Steel Products

CSN – Always a Bridesmaid…

Written by John Packard

CSN has been looking to expand their operations in the United States ever since they acquired the bankrupt Heartland Steel and turned it into CSN, LLC. The Terre Haute, Indiana rolling facility is capable of taking hot bands and converting them to either cold rolled or galvanized steel – with the vast majority of the tonnage being fed through the company’s galvanizing line.

In 2006, CSN was in talks to build a mill in Kentucky, according to the Pittsburgh Post-Gazette, but instead they began pursuing Wheeling-Pittsburgh Steel. At that time, CSN had international sales of $4.7 billion and produced 5.7 million tons of steel in Brazil. The company earned $904 million in 2004.

Competing against them was a Chicago Heights, IL steel processor and distributor which was founded in 2003 by brothers James and Craig Bouchard. According to the Post-Gazette article at the time they had expectations of pretax income of $33 million for 2006.

Wheeling-Pittsburgh Steel had been on shaky financial standing for some time and had emerged from bankruptcy in 2003. The company made money in 2004 (shortage year) but lost $33.8 million in 2005.

Esmark and CSN were competing for control of the board of directors. The USW threw their weight behind the Esmark bid and CSN failed to understand the impact the union would have in thwarting their attempt to gain control of Wheeling-Pittsburgh Steel. CSN lost and Esmark gained control of WP Steel.

The following year (2007) Mittal was forced by the U.S. Justice Department to sell its Sparrows Point mill due to antitrust issues in the tin plate business as part of the acquisition of Arcelor SA.

Sparrows Point had its own deep water port capable of handling ore and steel vessels. CSN saw this as a perfect fit having excess iron ore reserves which could be shipped directly to the plant.

Once again, CSN found themselves involved in a bidding process for the mill and, once again the USW threw their support behind the much smaller and under-capitalized Esmark Corp instead of the larger Brazilian company. At the time the United Steelworkers “expressed confidence that the deal could be completed with no negative effect on its members”, according to an Associated Press article written at the time. CSN was once again left behind.

It was only one year later (2008), when the Esmark group of mills were sold to Severstal with the backing of the USW. At that time, Essar Steel was the other bidder – CSN had enough of the union picking winners and losers.
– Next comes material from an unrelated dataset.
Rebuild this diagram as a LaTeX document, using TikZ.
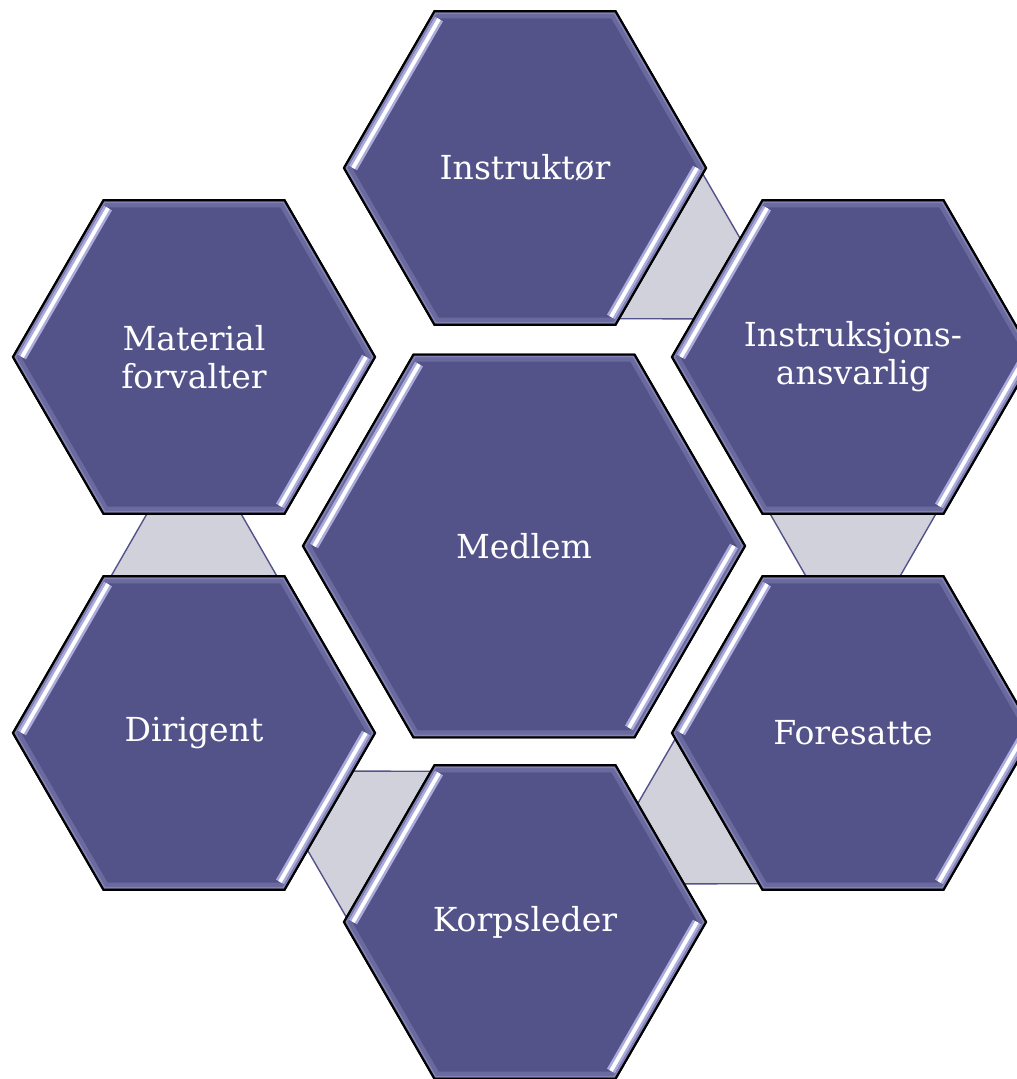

CSN name has been associated with talks surrounding the Sparrows Point plant after RG Steel shut it down but, the combination of what it would cost to make the plant profitable coupled with working with a union which had spurned them in the past, did not allow for much to happen other than talking. Our understanding is CSN, which was willing to pay hundreds of millions of dollars each for Wheeling Pittsburgh and Sparrows Point, was not willing to make a bid on any of the assets at the bankruptcy auction.

Now, they are one of the three companies (or groups) suggested as the front runners to acquire the ThyssenKrupp Steel Americas assets (Calvert, AL and CSA in Brazil).

One thing they have going for them – the Calvert, AL facility is non-union. So, at least for the moment, the USW is not working against them.

What do you think? Will CSN once again be the bridesmaid or will the company finally get a bigger foothold in the North American market?